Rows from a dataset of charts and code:
◆ ◆ ◆ ◆ ◆
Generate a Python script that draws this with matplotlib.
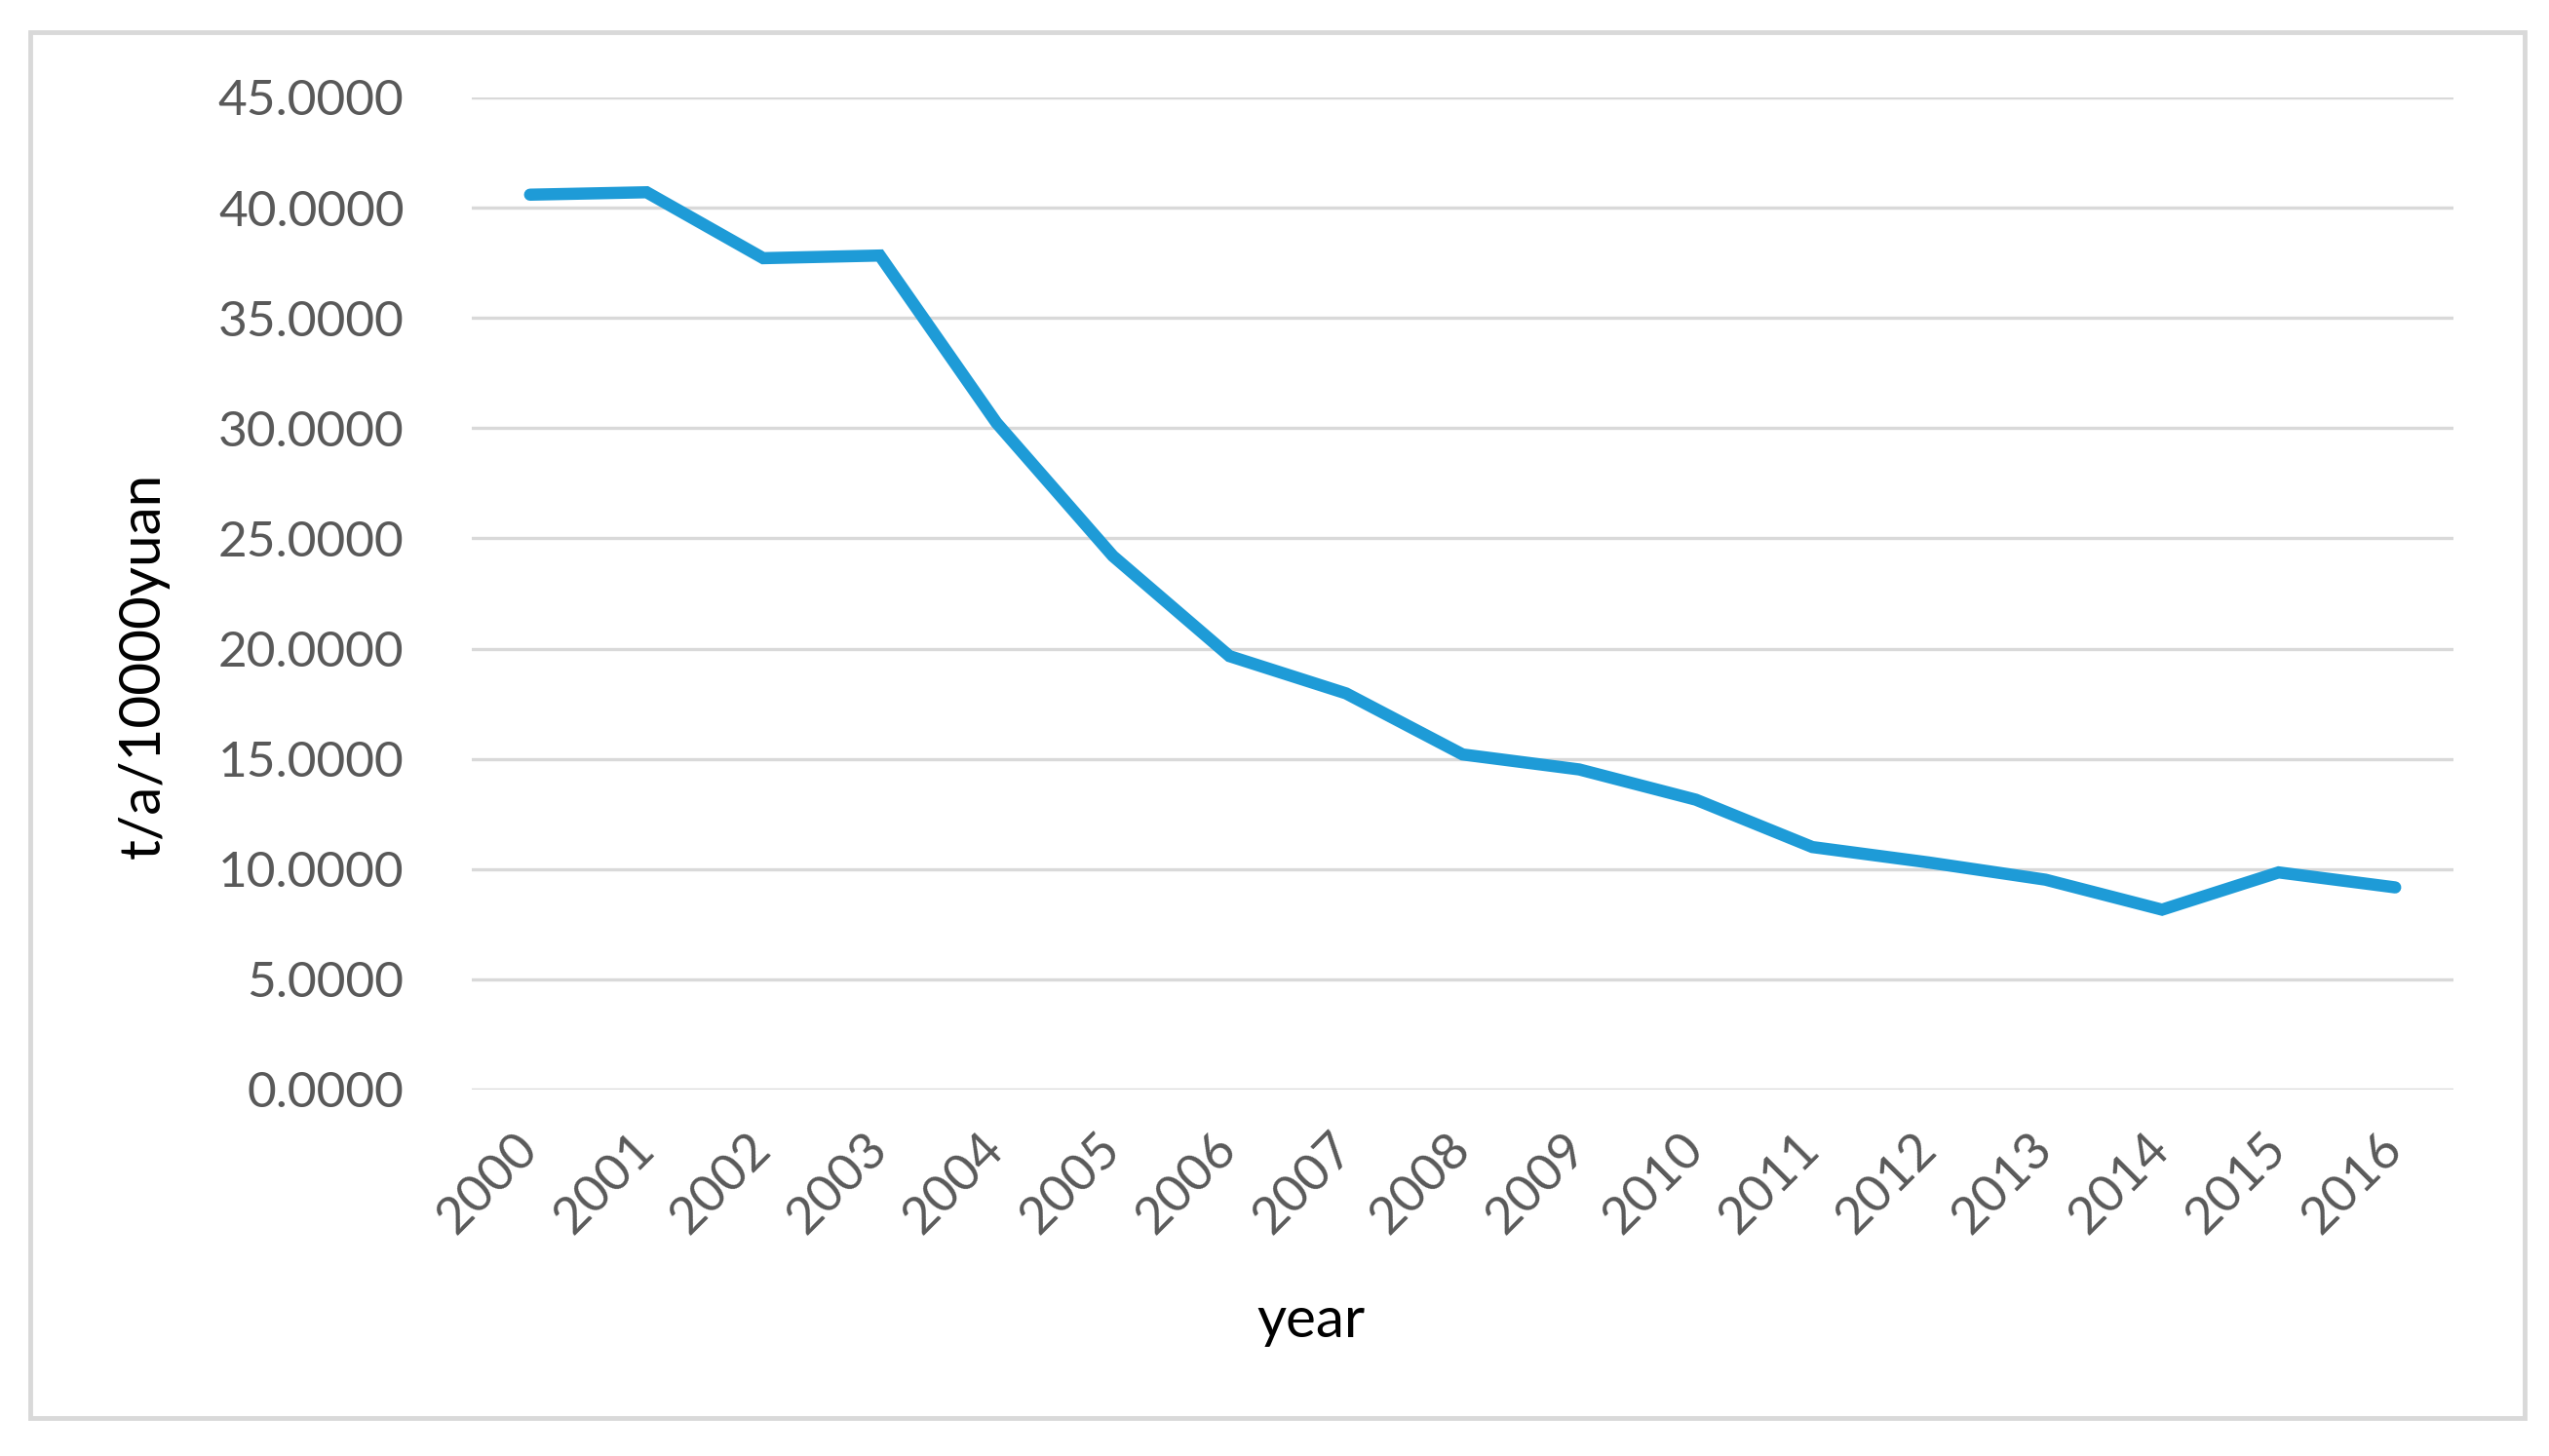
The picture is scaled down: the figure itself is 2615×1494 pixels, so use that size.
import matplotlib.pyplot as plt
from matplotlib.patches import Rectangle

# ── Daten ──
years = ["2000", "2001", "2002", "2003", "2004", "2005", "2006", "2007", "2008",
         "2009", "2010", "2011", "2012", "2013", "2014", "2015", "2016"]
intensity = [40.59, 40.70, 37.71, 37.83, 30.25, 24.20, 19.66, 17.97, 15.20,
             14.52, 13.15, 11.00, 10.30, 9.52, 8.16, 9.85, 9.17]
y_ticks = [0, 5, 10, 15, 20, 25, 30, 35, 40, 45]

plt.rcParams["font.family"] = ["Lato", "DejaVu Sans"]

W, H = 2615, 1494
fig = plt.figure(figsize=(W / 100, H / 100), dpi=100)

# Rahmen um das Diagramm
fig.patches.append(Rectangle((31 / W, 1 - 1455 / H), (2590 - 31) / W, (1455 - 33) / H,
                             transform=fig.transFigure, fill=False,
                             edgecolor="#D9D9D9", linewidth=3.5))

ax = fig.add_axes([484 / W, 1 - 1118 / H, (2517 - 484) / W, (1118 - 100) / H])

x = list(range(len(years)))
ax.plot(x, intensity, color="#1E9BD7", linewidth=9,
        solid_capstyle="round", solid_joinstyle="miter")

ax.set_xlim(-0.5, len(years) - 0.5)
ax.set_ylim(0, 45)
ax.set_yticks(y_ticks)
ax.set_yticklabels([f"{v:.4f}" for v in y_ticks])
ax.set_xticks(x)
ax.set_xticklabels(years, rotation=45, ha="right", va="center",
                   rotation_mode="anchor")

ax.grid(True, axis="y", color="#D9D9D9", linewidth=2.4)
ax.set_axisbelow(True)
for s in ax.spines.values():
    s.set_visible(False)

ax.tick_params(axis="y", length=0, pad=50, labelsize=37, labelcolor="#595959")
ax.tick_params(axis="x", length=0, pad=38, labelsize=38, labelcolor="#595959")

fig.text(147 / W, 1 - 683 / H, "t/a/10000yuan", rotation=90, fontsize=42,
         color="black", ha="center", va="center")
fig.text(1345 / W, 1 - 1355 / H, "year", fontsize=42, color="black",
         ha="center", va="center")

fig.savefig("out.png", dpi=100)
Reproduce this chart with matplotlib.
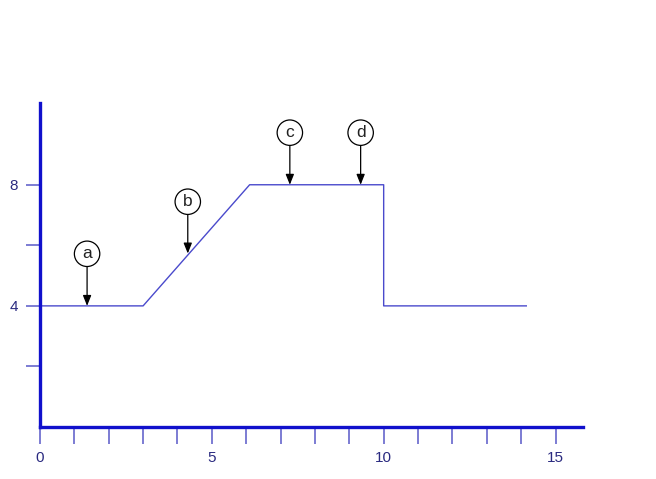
◆ ◆ ◆ ◆ ◆
__REQUIREMENTS__
Begin with the line containing "The picture is", end with the line containing "from matplotlib.patches import Rectangle", and transcribe exactly every line in that span, with nothing added.

__WRITTEN ANSWER__
The picture is scaled down: the figure itself is 2615×1494 pixels, so use that size.
import matplotlib.pyplot as plt
from matplotlib.patches import Rectangle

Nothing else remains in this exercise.